Topic 2 Data collection and preprocessing

Data collection is a crucial step before creating a machine learning model. It doesn’t matter how well-designed your model is if it learns nothing from the data. Data doesn’t have to be perfect, but it should be collected properly. Flaws in data collection can result in garbage data with missing values, bias, and high correlations, causing problems in model building.

Where to Find Data?

You can access various data on the web for free:

1. Web Scraping: Extract structured data from websites automatically. It’s useful for tasks like price comparison and gathering information like company names, emails, and phone numbers.

2. Web Crawling: Inspired by spiders, web crawling involves indexing and extracting information from web pages. Search engines like Google use web crawling to provide search results.

Collecting Data from Web Scraping and Crawling

Data gathered from the web can be used in natural language processing and image classification. For instance, if you’re building a dog breed classifier, you can find dog breed images online.
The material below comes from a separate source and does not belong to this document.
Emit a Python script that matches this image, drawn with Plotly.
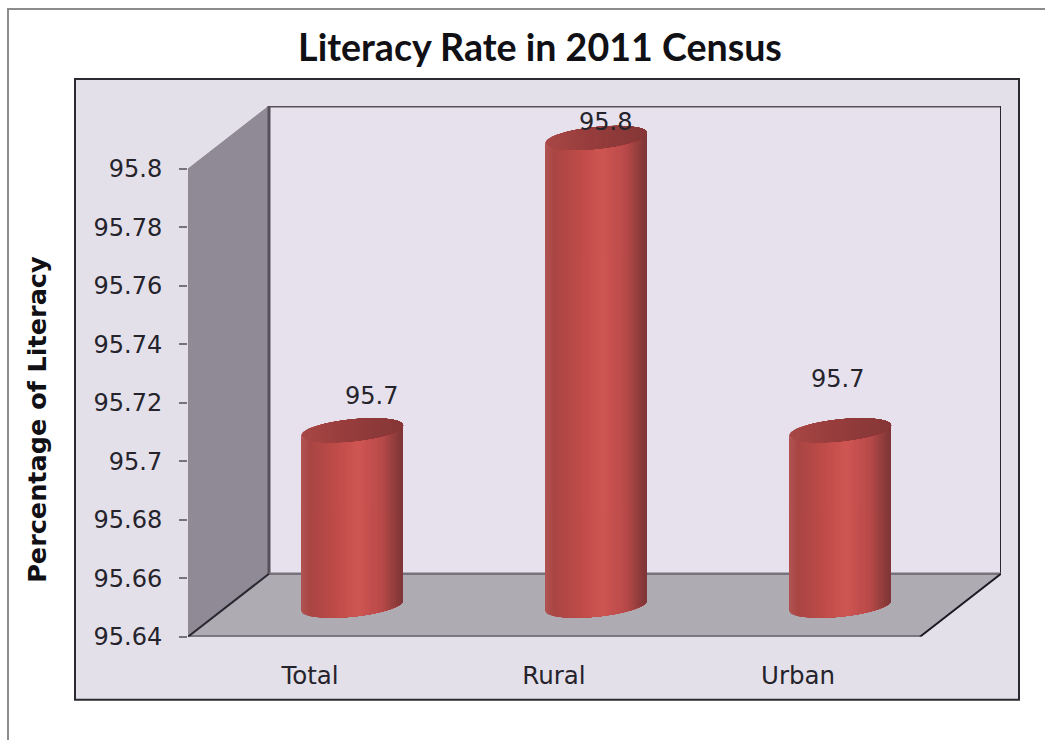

Some sources offer official APIs for easier data access.

Data Pre-processing

After collecting data, you need to refine and format it for model building. Data can be structured (tables, CSV files) or unstructured (text, images, audio). Machines understand only 1s and 0s, so data needs to be formatted accordingly.

Types of Data

  1. Categorical Data: Represented by sets of values (e.g., True/False, days of the week).
  2. Numerical Data: Continuous or integer values (e.g., height, weight).

Data Pre-processing Techniques

  1. Data Quality Assessment: Identify and handle missing, null, and duplicated values.
  2. Feature Aggregation: Combine similar data for a high-level view and reduce the number of data objects.
  3. Feature Engineering: Select and manipulate data items, either with or without replacement.
  4. Dimensionality Reduction: Reduce data size while retaining useful features, making models more understandable and visualizable.
  5. Feature Encoding: Encode data based on its type (nominal, ordinal, interval, ratio).

Splitting the Data

  • Training Data: Used to train the model and detect overfitting or underfitting.
  • Testing Data: Used to test the model’s predictions based on training.
  • Validation: Used to find the model’s hyperparameters.